- [Work required] Say how many lines in the records include the string "this", adding no other words.

- [Raw data]
—————
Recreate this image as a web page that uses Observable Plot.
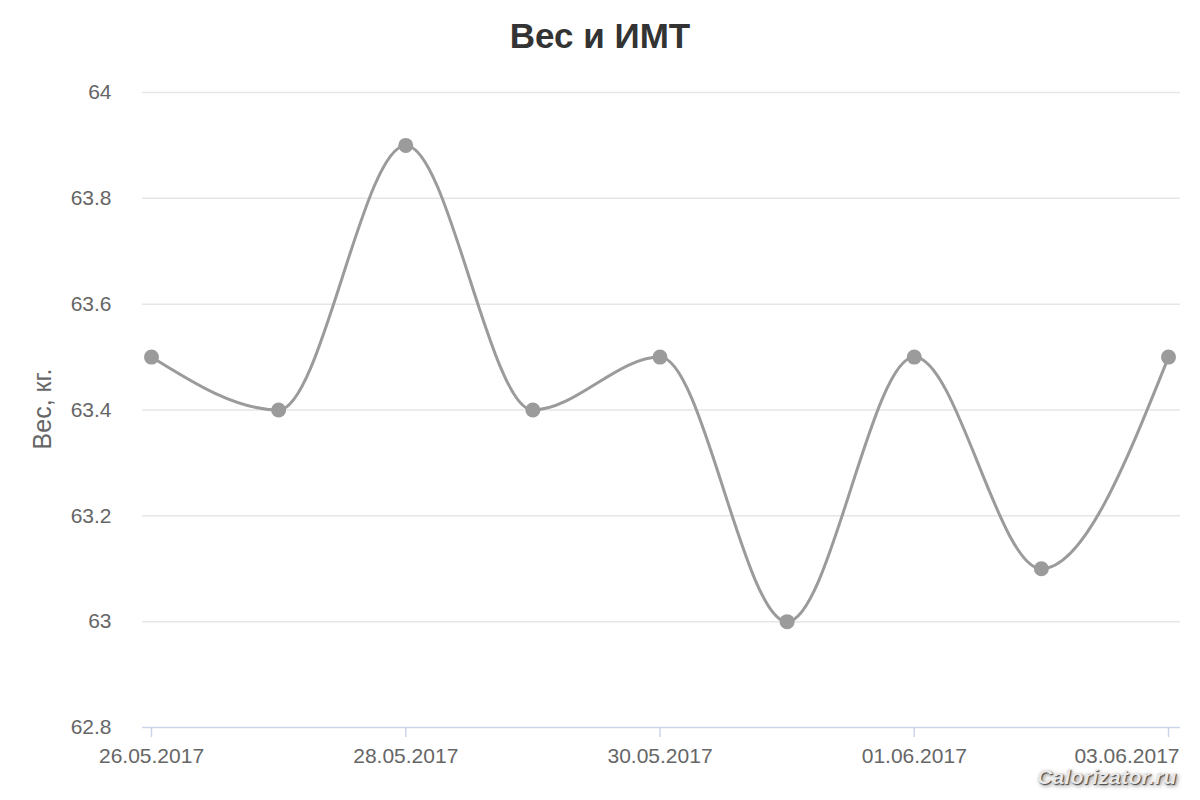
—————
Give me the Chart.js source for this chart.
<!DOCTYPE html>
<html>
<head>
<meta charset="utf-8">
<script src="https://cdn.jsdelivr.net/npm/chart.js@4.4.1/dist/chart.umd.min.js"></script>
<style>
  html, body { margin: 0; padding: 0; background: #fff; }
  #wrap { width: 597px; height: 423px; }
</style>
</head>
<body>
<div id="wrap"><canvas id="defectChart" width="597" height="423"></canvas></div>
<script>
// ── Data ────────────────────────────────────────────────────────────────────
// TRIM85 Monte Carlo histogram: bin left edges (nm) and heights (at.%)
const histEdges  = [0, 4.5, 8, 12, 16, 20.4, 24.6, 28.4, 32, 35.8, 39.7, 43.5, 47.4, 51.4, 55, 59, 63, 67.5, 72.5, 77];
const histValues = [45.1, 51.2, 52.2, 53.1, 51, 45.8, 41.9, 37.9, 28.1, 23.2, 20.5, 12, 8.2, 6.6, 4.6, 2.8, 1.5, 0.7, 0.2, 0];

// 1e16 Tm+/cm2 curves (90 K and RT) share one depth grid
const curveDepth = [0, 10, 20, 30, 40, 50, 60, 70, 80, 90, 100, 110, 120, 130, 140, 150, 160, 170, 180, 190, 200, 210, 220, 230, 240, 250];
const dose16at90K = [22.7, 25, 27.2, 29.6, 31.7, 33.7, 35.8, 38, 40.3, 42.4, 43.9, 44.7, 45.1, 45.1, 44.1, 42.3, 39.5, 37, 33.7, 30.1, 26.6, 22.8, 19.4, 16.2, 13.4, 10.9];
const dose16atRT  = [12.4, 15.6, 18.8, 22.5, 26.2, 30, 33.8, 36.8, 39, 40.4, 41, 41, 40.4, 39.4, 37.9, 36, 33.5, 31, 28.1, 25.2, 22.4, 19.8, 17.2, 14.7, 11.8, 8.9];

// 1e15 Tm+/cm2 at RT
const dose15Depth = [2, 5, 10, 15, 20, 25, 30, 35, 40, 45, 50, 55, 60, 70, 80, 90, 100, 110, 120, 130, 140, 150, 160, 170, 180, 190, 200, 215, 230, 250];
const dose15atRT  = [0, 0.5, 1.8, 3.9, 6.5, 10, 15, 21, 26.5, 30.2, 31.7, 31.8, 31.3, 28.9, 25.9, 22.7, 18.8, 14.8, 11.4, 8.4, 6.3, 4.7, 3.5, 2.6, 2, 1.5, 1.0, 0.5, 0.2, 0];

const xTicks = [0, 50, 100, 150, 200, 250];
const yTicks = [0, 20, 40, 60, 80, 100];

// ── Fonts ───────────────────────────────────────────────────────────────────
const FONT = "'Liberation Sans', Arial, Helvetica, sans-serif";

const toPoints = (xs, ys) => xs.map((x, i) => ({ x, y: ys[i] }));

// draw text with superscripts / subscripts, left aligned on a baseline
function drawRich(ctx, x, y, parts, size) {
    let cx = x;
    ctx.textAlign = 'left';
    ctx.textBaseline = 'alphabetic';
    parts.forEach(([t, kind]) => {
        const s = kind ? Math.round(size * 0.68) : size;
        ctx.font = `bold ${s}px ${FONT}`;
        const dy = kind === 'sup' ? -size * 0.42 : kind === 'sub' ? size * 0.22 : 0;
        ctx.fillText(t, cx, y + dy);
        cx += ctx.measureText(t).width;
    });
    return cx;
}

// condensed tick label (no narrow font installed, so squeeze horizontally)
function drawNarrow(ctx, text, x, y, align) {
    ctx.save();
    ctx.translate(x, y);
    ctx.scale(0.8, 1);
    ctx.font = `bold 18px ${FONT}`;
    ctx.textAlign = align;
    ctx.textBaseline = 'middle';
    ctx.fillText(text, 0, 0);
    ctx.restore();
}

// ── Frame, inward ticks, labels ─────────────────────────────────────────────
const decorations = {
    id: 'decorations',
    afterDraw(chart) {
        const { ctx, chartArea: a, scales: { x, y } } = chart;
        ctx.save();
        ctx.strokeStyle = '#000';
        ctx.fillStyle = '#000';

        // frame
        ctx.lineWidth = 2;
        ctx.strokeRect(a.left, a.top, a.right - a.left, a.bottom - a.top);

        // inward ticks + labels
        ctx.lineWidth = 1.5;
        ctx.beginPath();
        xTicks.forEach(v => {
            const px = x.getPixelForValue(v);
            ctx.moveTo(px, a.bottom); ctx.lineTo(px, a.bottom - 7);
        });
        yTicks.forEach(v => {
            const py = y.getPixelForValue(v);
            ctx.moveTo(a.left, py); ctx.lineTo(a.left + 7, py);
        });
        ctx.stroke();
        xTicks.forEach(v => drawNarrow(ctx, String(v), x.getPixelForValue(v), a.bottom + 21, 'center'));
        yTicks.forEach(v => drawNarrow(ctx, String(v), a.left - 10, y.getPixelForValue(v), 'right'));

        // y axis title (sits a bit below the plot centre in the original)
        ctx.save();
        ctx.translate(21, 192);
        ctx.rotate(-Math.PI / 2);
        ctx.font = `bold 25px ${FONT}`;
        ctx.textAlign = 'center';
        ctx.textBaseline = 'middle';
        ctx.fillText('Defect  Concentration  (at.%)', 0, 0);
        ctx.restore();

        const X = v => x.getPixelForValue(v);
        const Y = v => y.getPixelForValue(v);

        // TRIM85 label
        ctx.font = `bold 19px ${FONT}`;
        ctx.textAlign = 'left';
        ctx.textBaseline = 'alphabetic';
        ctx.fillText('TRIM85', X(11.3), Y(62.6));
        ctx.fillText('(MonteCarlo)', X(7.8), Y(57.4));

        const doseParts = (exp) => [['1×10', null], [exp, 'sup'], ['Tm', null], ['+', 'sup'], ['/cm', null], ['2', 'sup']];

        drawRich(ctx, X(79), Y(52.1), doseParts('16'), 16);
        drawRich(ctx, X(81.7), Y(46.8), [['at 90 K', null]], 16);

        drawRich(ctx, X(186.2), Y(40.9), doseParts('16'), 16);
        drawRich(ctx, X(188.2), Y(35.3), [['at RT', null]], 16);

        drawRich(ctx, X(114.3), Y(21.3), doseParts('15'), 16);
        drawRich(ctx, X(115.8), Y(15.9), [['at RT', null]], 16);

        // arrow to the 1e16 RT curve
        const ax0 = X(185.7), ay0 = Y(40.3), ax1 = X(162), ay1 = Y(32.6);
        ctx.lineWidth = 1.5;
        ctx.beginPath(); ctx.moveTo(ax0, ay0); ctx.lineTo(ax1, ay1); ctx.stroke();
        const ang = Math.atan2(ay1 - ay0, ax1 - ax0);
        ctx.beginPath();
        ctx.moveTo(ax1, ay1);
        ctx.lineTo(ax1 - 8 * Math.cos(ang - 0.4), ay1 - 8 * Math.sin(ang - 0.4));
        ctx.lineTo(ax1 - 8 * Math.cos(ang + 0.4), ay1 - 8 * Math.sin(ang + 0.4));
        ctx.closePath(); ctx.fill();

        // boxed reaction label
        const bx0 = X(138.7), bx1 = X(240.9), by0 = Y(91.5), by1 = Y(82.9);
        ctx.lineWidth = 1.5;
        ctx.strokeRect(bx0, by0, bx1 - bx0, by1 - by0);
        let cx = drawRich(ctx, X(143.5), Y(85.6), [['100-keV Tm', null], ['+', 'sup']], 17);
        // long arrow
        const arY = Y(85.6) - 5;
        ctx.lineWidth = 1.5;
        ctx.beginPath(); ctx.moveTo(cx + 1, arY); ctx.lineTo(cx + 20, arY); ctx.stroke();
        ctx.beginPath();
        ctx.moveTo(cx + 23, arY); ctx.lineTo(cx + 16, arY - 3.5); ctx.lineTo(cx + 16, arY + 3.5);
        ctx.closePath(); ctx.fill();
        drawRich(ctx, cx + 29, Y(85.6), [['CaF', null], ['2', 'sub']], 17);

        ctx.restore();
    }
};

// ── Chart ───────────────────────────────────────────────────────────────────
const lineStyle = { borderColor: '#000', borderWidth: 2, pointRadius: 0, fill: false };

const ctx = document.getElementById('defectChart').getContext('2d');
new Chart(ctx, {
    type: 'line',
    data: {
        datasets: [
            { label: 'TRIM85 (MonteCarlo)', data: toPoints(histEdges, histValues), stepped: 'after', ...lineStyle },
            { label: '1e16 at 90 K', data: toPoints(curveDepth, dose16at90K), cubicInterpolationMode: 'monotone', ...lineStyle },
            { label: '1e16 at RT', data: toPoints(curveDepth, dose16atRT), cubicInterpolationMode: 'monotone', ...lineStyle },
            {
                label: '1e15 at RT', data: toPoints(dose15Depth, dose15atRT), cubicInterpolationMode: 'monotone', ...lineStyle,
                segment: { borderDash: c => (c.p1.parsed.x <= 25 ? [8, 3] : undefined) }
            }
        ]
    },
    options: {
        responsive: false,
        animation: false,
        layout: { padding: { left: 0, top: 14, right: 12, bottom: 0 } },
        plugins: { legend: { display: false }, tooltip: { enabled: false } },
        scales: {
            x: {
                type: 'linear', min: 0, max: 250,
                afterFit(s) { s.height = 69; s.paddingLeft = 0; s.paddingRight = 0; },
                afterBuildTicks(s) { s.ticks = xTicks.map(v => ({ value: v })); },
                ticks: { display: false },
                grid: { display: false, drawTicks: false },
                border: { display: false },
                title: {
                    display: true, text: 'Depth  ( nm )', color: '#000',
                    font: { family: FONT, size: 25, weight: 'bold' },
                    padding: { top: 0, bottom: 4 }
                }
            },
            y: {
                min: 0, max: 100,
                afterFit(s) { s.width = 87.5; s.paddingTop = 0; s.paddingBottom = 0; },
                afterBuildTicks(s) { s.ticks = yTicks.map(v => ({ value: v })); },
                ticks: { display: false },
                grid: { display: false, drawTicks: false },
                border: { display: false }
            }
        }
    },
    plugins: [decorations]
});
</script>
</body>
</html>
—————
- [Problem solution] 2